▶ [WORK TO BE COMPLETED]:
What do the lines from the top of the data through the line with "from matplotlib.ticker import" say? Quote them exactly and include both ends.

--- START OF PROVIDED RECORDS ---

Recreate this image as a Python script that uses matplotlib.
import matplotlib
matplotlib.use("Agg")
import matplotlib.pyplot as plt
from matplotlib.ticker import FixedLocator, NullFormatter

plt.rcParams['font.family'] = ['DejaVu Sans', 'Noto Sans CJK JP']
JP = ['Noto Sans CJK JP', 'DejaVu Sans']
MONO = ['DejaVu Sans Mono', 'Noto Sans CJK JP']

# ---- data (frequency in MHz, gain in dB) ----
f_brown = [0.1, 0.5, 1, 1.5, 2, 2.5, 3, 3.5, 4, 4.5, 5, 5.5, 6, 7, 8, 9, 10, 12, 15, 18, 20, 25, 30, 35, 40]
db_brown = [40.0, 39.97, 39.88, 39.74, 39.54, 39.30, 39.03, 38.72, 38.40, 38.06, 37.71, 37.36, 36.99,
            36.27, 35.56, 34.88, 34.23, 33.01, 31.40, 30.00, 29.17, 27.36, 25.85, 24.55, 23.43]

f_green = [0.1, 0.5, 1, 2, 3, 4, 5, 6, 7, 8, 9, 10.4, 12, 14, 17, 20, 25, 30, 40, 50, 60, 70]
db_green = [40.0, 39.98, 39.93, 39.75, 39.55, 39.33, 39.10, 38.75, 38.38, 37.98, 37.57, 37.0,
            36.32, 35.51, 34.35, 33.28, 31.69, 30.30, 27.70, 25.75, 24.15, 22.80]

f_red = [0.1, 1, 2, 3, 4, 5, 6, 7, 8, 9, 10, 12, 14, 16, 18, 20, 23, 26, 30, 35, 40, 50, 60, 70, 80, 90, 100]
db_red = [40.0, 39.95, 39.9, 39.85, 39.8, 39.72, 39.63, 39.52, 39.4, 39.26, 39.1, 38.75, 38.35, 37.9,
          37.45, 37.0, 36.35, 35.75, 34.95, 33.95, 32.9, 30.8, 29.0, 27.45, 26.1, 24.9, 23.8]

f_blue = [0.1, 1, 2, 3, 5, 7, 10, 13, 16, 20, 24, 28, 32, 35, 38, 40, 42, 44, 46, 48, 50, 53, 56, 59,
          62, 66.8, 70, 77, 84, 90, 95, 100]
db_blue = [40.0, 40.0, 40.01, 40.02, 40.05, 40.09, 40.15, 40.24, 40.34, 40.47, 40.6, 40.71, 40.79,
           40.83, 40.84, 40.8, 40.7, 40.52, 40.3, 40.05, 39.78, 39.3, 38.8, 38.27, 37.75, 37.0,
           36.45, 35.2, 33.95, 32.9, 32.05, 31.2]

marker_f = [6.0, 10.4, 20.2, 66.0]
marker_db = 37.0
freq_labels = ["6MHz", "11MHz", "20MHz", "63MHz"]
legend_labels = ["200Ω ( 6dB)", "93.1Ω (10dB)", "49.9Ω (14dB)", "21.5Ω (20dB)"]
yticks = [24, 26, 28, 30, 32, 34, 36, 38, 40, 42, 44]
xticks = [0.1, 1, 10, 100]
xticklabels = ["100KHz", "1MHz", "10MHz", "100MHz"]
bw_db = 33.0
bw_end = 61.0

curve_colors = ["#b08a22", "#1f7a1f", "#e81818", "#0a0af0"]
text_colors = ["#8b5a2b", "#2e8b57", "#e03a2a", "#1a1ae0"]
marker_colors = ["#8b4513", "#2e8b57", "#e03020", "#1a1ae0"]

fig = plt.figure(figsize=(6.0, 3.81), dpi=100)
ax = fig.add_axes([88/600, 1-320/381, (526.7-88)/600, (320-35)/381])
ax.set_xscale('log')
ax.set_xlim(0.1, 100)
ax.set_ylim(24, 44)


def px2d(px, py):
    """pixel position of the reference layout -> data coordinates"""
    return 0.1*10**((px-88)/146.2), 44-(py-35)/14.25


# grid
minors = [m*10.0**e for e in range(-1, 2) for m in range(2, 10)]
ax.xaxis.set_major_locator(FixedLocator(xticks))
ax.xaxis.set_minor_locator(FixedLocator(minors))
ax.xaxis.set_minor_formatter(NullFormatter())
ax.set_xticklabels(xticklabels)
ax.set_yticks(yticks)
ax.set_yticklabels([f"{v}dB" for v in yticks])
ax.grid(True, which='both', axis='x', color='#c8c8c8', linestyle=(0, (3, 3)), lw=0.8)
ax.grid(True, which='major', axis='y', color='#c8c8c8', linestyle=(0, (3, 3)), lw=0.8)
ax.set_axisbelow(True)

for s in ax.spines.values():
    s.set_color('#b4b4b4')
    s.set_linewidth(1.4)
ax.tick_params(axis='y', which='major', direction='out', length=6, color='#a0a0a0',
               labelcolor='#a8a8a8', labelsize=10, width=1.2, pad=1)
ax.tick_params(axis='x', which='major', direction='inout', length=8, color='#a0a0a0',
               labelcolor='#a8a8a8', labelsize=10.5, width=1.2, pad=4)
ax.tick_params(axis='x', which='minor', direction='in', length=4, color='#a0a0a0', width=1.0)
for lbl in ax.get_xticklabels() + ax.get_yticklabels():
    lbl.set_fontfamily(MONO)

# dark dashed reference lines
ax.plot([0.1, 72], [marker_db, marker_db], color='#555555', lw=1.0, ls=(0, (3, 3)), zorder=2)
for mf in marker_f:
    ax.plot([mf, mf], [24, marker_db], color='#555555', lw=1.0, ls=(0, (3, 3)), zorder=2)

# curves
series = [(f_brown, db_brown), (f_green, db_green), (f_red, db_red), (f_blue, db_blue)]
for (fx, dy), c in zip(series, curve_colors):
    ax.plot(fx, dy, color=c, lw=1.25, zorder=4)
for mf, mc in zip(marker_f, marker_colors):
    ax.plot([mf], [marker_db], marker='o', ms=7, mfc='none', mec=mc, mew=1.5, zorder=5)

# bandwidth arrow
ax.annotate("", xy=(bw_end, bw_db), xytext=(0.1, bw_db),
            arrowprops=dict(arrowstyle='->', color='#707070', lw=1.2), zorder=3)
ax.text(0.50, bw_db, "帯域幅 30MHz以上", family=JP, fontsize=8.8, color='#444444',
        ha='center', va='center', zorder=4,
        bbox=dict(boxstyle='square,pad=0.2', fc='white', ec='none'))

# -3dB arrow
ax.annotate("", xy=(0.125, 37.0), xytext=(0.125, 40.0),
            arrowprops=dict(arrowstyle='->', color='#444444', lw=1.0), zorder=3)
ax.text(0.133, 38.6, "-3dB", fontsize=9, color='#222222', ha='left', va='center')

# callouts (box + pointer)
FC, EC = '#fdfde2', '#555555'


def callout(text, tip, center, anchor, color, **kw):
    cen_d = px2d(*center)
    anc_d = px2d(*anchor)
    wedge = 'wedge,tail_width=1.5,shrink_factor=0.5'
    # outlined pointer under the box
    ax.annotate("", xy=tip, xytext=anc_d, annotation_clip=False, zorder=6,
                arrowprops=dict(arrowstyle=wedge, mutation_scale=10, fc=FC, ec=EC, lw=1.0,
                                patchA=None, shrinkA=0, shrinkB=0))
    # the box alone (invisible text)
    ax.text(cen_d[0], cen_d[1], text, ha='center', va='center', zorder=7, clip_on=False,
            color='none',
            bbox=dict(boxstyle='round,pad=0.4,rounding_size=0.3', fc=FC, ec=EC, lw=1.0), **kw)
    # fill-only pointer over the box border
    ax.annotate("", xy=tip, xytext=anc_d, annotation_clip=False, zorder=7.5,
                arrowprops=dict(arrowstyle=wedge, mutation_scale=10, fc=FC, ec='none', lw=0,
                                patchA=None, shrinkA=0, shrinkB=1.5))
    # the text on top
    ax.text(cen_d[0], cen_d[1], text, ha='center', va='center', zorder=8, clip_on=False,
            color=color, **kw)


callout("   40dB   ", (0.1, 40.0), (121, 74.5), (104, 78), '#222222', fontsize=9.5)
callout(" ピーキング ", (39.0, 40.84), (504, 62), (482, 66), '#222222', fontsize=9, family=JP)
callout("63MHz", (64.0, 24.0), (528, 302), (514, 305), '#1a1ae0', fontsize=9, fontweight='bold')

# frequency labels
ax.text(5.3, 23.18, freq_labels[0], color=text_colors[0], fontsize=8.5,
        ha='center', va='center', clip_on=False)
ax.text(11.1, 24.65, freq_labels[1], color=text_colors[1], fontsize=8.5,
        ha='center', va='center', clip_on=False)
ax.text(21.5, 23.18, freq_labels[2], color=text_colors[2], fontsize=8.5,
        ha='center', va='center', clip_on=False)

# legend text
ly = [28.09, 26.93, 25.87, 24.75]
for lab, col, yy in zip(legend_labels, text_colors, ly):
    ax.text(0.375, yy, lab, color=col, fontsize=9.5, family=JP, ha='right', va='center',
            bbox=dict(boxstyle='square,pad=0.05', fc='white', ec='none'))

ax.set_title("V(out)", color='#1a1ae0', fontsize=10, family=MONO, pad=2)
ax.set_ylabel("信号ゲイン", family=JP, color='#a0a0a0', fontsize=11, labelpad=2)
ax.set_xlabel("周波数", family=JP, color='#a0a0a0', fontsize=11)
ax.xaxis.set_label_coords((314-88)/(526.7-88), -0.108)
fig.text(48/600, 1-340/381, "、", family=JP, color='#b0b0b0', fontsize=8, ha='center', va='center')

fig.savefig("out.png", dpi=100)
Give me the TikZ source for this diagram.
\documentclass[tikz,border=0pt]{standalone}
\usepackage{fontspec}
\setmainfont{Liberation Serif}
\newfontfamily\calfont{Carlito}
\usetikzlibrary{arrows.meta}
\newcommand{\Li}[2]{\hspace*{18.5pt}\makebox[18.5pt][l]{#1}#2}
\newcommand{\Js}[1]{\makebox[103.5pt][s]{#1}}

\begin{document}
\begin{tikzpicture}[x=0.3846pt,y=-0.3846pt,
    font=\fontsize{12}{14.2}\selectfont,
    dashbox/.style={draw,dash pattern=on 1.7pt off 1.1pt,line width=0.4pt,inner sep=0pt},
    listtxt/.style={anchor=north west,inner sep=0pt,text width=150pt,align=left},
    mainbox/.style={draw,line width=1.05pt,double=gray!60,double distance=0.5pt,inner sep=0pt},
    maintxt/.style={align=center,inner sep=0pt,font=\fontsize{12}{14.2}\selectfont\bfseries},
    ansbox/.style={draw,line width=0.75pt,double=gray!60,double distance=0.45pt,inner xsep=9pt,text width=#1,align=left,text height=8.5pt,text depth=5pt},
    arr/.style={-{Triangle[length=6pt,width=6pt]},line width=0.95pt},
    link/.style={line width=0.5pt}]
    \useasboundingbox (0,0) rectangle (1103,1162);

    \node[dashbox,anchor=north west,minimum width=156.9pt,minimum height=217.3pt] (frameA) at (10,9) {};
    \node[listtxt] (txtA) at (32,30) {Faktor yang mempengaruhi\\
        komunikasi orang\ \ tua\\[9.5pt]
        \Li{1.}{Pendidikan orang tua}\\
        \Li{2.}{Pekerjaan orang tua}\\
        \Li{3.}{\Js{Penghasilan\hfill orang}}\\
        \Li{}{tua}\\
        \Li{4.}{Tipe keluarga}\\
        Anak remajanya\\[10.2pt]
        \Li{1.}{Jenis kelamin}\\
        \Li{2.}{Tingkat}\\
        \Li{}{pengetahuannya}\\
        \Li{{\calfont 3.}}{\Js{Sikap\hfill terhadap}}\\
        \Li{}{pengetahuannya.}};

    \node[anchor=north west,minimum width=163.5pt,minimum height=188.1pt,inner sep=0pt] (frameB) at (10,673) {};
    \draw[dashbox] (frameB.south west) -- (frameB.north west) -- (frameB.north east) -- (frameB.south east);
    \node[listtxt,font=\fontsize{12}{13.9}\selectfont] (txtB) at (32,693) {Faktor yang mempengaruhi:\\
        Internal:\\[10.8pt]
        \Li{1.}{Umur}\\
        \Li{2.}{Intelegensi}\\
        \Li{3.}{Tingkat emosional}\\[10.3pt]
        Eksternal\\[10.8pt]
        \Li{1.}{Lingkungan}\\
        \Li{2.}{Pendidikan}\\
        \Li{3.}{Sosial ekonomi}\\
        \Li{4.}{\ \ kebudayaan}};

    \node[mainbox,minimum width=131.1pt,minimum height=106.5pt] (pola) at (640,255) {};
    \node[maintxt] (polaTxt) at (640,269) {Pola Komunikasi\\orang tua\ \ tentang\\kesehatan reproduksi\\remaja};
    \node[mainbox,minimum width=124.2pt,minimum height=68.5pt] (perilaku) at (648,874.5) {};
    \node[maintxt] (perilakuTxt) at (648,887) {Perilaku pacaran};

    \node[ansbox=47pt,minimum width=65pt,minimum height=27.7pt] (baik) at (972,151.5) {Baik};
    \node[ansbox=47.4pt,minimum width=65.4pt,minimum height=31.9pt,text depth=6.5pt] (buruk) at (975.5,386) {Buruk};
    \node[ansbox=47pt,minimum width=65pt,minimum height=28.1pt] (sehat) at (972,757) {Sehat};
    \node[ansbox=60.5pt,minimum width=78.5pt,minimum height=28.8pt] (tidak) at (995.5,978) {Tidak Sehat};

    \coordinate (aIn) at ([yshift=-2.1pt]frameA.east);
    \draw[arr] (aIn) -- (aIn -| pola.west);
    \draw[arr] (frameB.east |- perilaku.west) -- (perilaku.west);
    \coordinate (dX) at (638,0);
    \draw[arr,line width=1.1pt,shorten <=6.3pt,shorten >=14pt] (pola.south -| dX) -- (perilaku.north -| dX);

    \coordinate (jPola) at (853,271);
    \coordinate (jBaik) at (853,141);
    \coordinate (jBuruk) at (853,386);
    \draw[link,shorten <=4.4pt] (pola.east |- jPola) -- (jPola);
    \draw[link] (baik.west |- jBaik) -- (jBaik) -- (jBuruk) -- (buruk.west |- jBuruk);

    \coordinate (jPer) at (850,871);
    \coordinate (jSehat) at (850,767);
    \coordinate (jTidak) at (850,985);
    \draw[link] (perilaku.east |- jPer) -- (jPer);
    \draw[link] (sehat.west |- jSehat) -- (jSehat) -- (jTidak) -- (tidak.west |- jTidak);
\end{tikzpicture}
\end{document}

--- END OF PROVIDED RECORDS ---

▶ [WRITTEN SOLUTION]:
Recreate this image as a Python script that uses matplotlib.
import matplotlib
matplotlib.use("Agg")
import matplotlib.pyplot as plt
from matplotlib.ticker import FixedLocator, NullFormatter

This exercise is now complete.